Major Provisions of the Agreement on Agriculture
2. Domestic Support: Domestic support is divided into two
categories: Support with no, or minimal distortive effect on trade (often referred to as Green Box and Blue Box measures), and Trade distorting support (often referred to as Amber Box measures). a) Green box domestic support: These support measures have a minimal impact on trade and are excluded from reduction commitments. They include support for research, marketing assistance, infrastructure services, domestic food aid, etc. Among the additions would be programmes that reimburse additional costs arising from the protection of animal welfare, and special flexibility for developing countries tackling food security and poverty alleviation. b)Blue box domestic support: These are measures such as direct payments to farmers that are intended to limit production. These are considered acceptable and are not subject to reduction, too. c) Amber box domestic support: These are measures that are considered trade-distorting and are therefore subjected to reduction. These are support that has effect on production like price support and input subsidies. Subsidies categorized under the Amber Box are calculated using the Aggregate Measurement of Support.
Aggregate Measurement of Support (AMS)
AMS means the annual level of support expressed in monetary terms, provided for an agricultural product in favour of the producers of the basic agricultural product, or non-product-specific support provided in favour of agricultural producers in general, other than support provided under programmes that qualify as exempt from reduction. AMS is calculated on a product by product basis, using the difference between the average external reference price for a product and its applied and ministered price multiplied by the quantity of the production. Although AMS is calculated on a product by product basis, the commitments for reduction apply to the aggregate amount. This allows nations the flexibility to shift support from one product to another, though they are required to keep within over ceiling limits. Initial AMS calculations were based on the support given in the years 1986-88. The AoA stipulates a reduction commitment of total AMS by 20 percent for developed nations in six years (1995 to 2000) and by 13.3 percent by the developing nations in 10 years (1995 to 2004). However, domestic support given to the agricultural sector up to 10 percent of the total value of agricultural produce in the developing nations and 5 percent in developed nations is allowed. In other words, AMS within this limit is not subject to any reduction commitment. Other policies not included in the AMS reduction commitments are direct payments under production limiting programs, certain government assistance to encourage agricultural and rural development in developing countries, and other support that makes up only a low proportion of the value of production of individual products or the value of total agricultural production.

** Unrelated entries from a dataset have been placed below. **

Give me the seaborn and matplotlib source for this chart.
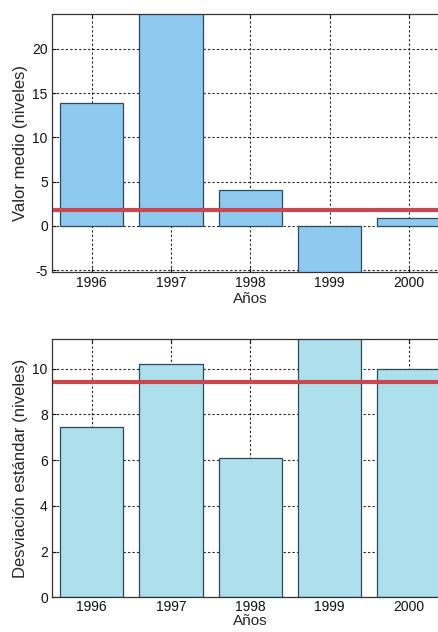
# Valor medio y desviación estándar por año
import pandas as pd
import matplotlib.pyplot as plt
import seaborn as sns

# ------------------------------------------
# Data
# ------------------------------------------
years = ["1996", "1997", "1998", "1999", "2000"]
mean_vals = [13.9, 25.0, 4.0, -6.0, 0.9]
std_vals = [7.47, 10.2, 6.1, 11.8, 9.98]
mean_ref = 1.8
std_ref = 9.4

df = pd.DataFrame({"Año": years, "Media": mean_vals, "Desv": std_vals})

sns.set_style("white")
plt.rcParams["font.family"] = ["Liberation Sans", "DejaVu Sans"]
plt.rcParams["axes.unicode_minus"] = False

fig = plt.figure(figsize=(4.39, 6.32), dpi=100)

# axes run past the right edge, as in the cropped original
ax1 = fig.add_axes([0.1185, 0.5696, 0.903, 0.408])
ax2 = fig.add_axes([0.1185, 0.055, 0.903, 0.4086])


def style_axes(ax):
    ax.set_axisbelow(True)
    ax.grid(True, linestyle=(0, (2, 2)), color="#222222", linewidth=0.8)
    for s in ax.spines.values():
        s.set_color("#333333")
        s.set_linewidth(0.9)
    ax.tick_params(direction="in", length=3, labelsize=10, colors="#111111",
                   top=True, right=True, left=True, bottom=True, pad=3)
    ax.set_xlim(-0.5, 4.5)


# ------------------------------------------
# 1. Valor medio
# ------------------------------------------
sns.barplot(data=df, x="Año", y="Media", ax=ax1, color="#8ec9f0",
            saturation=1, edgecolor="#2b4a5c", linewidth=0.9, width=0.8)
ax1.axhline(mean_ref, color="#c9474f", linewidth=3)
style_axes(ax1)
ax1.set_ylim(-5.2, 23.9)
ax1.set_yticks([-5, 0, 5, 10, 15, 20])
ax1.set_xlabel("Años", fontsize=11, labelpad=1)
ax1.set_ylabel("Valor medio (niveles)", fontsize=12, labelpad=3)

# ------------------------------------------
# 2. Desviación estándar
# ------------------------------------------
sns.barplot(data=df, x="Año", y="Desv", ax=ax2, color="#ade0ec",
            saturation=1, edgecolor="#2b4a5c", linewidth=0.9, width=0.8)
ax2.axhline(std_ref, color="#c9474f", linewidth=3)
style_axes(ax2)
ax2.tick_params(axis="x", pad=2)
ax2.set_ylim(0, 11.3)
ax2.set_yticks([0, 2, 4, 6, 8, 10])
ax2.set_xlabel("Años", fontsize=11, labelpad=0)
ax2.set_ylabel("Desviación estándar (niveles)", fontsize=12, labelpad=3)

fig.savefig("out.png", dpi=100)
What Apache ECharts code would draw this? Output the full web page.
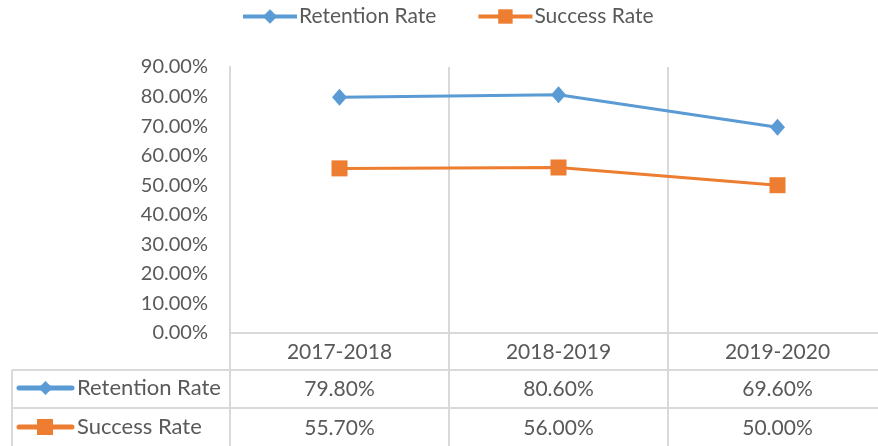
<!DOCTYPE html>
<html>
<head>
<meta charset="utf-8">
<script src="https://cdn.jsdelivr.net/npm/echarts@6/dist/echarts.min.js"></script>
<style>
  html, body { margin: 0; padding: 0; background: #fff; overflow: hidden; }
  #chart { width: 887px; height: 446px; }
</style>
</head>
<body>
<div id="chart"></div>
<script>
const years = ['2017-2018', '2018-2019', '2019-2020']
const retentionRate = [79.8, 80.6, 69.6]
const successRate = [55.7, 56.0, 50.0]
const yTicks = { min: 0, max: 90, step: 10 }

const BLUE = '#5B9BD5'
const ORANGE = '#ED7D31'
const TEXT = '#595959'
const GRID = '#d9d9d9'
const FONT = 'Lato'

const pct = v => v.toFixed(2) + '%'

// the plot runs a little past the right edge of the window, like the original
const chart = echarts.init(document.getElementById('chart'))

// table row: extra category axis below the plot, labels are the values
const rowAxis = (data, offset) => ({
  type: 'category',
  data: data.map(pct),
  position: 'bottom',
  offset: offset,
  axisLine: { show: false },
  axisTick: { show: false },
  splitLine: { show: false },
  axisLabel: { margin: 9, color: TEXT, fontSize: 21, fontFamily: FONT }
})

const gline = (x1, y1, x2, y2) => ({
  type: 'line',
  shape: { x1, y1, x2, y2 },
  style: { stroke: GRID, lineWidth: 2 },
  silent: true
})

const legendKey = (y, color, symbol, label) => ({
  type: 'group',
  children: [
    { type: 'line', shape: { x1: 19, y1: y, x2: 72, y2: y }, style: { stroke: color, lineWidth: 5, lineCap: 'round' } },
    symbol === 'diamond'
      ? { type: 'polygon', shape: { points: [[45.5, y - 7], [52.5, y], [45.5, y + 7], [38.5, y]] }, style: { fill: color } }
      : { type: 'rect', shape: { x: 37, y: y - 8, width: 16, height: 16 }, style: { fill: color } },
    { type: 'text', style: { x: 77, y: y, text: label, fill: TEXT, fontSize: 22, fontFamily: FONT, verticalAlign: 'middle' } }
  ]
})

chart.setOption({
  animation: false,
  textStyle: { fontFamily: FONT },
  legend: {
    top: 1,
    left: 236,
    itemWidth: 54,
    itemHeight: 18,
    itemGap: 40,
    lineStyle: { width: 4 },
    textStyle: { color: TEXT, fontSize: 21, fontFamily: FONT, padding: [0, 0, 0, -3] }
  },
  grid: { left: 230, right: 0, top: 67, height: 266 },
  xAxis: [
    {
      type: 'category',
      data: years,
      boundaryGap: true,
      axisLine: { lineStyle: { color: GRID, width: 2 } },
      axisTick: { show: false },
      splitLine: { show: true, lineStyle: { color: GRID, width: 2 } },
      axisLabel: { margin: 9, color: TEXT, fontSize: 21, fontFamily: FONT }
    },
    rowAxis(retentionRate, 37),
    rowAxis(successRate, 76)
  ],
  yAxis: {
    type: 'value',
    min: yTicks.min,
    max: yTicks.max,
    interval: yTicks.step,
    axisLine: { show: true, lineStyle: { color: GRID, width: 2 } },
    axisTick: { show: false },
    splitLine: { show: false },
    axisLabel: { margin: 22, color: TEXT, fontSize: 20, fontFamily: FONT, formatter: v => pct(v) }
  },
  series: [
    {
      name: 'Retention Rate',
      type: 'line',
      data: retentionRate,
      symbol: 'diamond',
      symbolSize: [15, 17],
      itemStyle: { color: BLUE },
      lineStyle: { color: BLUE, width: 3 }
    },
    {
      name: 'Success Rate',
      type: 'line',
      data: successRate,
      symbol: 'rect',
      symbolSize: 16,
      itemStyle: { color: ORANGE },
      lineStyle: { color: ORANGE, width: 3 }
    }
  ],
  graphic: [
    gline(230, 333, 230, 446),
    gline(449, 333, 449, 446),
    gline(668, 333, 668, 446),
    gline(12, 370, 887, 370),
    gline(12, 408, 887, 408),
    gline(12, 370, 12, 446),
    legendKey(388, BLUE, 'diamond', 'Retention Rate'),
    legendKey(427, ORANGE, 'rect', 'Success Rate')
  ]
})
</script>
</body>
</html>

Major Provisions of the Agreement on Agriculture
3. Export Subsidies: The commitments include reducing
the values of direct export subsidies to 36% below the 1986.90 base period level over the six-year implementation period, and the quantity of subsidized exports by 21% over the same period. The export subsidies subject to reduction commitments are: Direct subsidies contingent on export performance. Government export sales or stock disposals at prices below domestic market prices. Other payments on the export of agricultural products that are financed by virtue of government action (including levies). Subsidies on agricultural products contingent on their incorporation in exported products, and Subsidies affecting marketing and transport costs of exports. Subject to some conditions, developing countries were not required to make reduction commitments during the agreements implementation period on this group of subsidies.